■ RAW DATA:

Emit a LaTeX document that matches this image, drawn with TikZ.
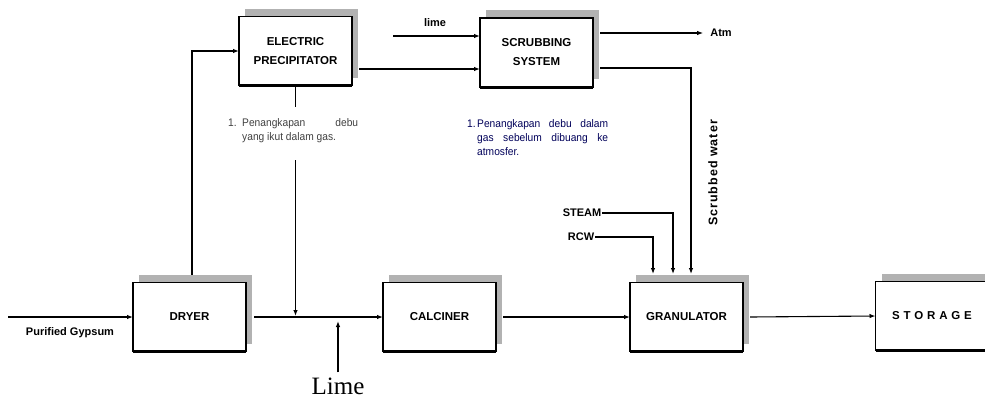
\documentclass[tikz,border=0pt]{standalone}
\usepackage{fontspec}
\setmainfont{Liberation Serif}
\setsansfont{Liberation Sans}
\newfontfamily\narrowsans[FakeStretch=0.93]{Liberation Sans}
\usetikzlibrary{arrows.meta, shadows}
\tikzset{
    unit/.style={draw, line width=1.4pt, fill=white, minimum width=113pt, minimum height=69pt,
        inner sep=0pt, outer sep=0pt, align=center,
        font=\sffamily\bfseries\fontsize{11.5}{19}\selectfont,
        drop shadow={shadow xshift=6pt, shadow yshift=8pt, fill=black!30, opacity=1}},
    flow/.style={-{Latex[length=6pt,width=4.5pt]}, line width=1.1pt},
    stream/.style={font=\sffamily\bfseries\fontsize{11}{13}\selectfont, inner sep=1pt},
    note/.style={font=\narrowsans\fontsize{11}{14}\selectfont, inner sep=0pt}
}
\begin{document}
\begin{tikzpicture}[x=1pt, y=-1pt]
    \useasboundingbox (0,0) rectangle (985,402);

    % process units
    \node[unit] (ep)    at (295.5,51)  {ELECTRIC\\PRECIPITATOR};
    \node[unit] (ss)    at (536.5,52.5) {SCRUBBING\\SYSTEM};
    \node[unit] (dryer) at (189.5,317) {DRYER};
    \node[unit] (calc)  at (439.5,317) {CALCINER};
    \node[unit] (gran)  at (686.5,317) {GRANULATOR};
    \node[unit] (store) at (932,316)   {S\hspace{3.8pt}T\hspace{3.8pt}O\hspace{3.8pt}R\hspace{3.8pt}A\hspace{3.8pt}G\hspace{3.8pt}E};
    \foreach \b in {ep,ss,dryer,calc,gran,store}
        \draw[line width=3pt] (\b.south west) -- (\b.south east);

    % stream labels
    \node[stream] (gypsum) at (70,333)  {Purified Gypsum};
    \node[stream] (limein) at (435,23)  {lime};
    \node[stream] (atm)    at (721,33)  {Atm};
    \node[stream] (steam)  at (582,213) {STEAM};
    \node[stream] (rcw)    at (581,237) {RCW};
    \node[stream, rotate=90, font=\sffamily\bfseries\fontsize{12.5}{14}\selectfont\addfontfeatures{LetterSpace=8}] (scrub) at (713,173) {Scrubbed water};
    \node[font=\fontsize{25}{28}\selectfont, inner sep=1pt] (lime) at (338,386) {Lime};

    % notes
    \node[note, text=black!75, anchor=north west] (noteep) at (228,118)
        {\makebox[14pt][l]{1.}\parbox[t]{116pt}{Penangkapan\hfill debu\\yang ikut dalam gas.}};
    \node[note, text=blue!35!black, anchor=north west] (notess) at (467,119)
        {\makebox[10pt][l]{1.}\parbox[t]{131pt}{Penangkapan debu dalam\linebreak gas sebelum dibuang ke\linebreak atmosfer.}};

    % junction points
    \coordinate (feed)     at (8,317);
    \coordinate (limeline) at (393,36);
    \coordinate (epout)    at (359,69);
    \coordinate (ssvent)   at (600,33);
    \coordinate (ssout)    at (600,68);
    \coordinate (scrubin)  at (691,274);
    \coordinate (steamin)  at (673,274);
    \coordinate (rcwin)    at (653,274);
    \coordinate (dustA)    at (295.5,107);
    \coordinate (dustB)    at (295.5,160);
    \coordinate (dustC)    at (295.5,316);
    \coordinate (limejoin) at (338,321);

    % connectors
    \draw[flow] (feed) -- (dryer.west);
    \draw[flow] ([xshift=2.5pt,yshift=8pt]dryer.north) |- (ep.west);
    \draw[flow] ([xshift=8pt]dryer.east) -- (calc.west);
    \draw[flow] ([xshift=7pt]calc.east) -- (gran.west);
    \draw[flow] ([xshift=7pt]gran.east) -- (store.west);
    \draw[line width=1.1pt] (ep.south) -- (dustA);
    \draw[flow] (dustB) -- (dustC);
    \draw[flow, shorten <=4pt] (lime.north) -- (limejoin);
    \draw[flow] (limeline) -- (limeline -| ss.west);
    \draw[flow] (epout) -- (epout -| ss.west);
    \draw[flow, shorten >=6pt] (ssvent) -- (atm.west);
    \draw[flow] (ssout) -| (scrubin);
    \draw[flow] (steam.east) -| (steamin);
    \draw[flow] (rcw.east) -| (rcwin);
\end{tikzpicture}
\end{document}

■ WHAT THIS TASK INVOLVES:
Please reproduce the listing exactly from its opening line through the line that contains "inner sep=1pt] (lime)", both included, with all pictures omitted.

■ FINISHED EXERCISE:
Emit a LaTeX document that matches this image, drawn with TikZ.
\documentclass[tikz,border=0pt]{standalone}
\usepackage{fontspec}
\setmainfont{Liberation Serif}
\setsansfont{Liberation Sans}
\newfontfamily\narrowsans[FakeStretch=0.93]{Liberation Sans}
\usetikzlibrary{arrows.meta, shadows}
\tikzset{
    unit/.style={draw, line width=1.4pt, fill=white, minimum width=113pt, minimum height=69pt,
        inner sep=0pt, outer sep=0pt, align=center,
        font=\sffamily\bfseries\fontsize{11.5}{19}\selectfont,
        drop shadow={shadow xshift=6pt, shadow yshift=8pt, fill=black!30, opacity=1}},
    flow/.style={-{Latex[length=6pt,width=4.5pt]}, line width=1.1pt},
    stream/.style={font=\sffamily\bfseries\fontsize{11}{13}\selectfont, inner sep=1pt},
    note/.style={font=\narrowsans\fontsize{11}{14}\selectfont, inner sep=0pt}
}
\begin{document}
\begin{tikzpicture}[x=1pt, y=-1pt]
    \useasboundingbox (0,0) rectangle (985,402);

    % process units
    \node[unit] (ep)    at (295.5,51)  {ELECTRIC\\PRECIPITATOR};
    \node[unit] (ss)    at (536.5,52.5) {SCRUBBING\\SYSTEM};
    \node[unit] (dryer) at (189.5,317) {DRYER};
    \node[unit] (calc)  at (439.5,317) {CALCINER};
    \node[unit] (gran)  at (686.5,317) {GRANULATOR};
    \node[unit] (store) at (932,316)   {S\hspace{3.8pt}T\hspace{3.8pt}O\hspace{3.8pt}R\hspace{3.8pt}A\hspace{3.8pt}G\hspace{3.8pt}E};
    \foreach \b in {ep,ss,dryer,calc,gran,store}
        \draw[line width=3pt] (\b.south west) -- (\b.south east);

    % stream labels
    \node[stream] (gypsum) at (70,333)  {Purified Gypsum};
    \node[stream] (limein) at (435,23)  {lime};
    \node[stream] (atm)    at (721,33)  {Atm};
    \node[stream] (steam)  at (582,213) {STEAM};
    \node[stream] (rcw)    at (581,237) {RCW};
    \node[stream, rotate=90, font=\sffamily\bfseries\fontsize{12.5}{14}\selectfont\addfontfeatures{LetterSpace=8}] (scrub) at (713,173) {Scrubbed water};
    \node[font=\fontsize{25}{28}\selectfont, inner sep=1pt] (lime) at (338,386) {Lime};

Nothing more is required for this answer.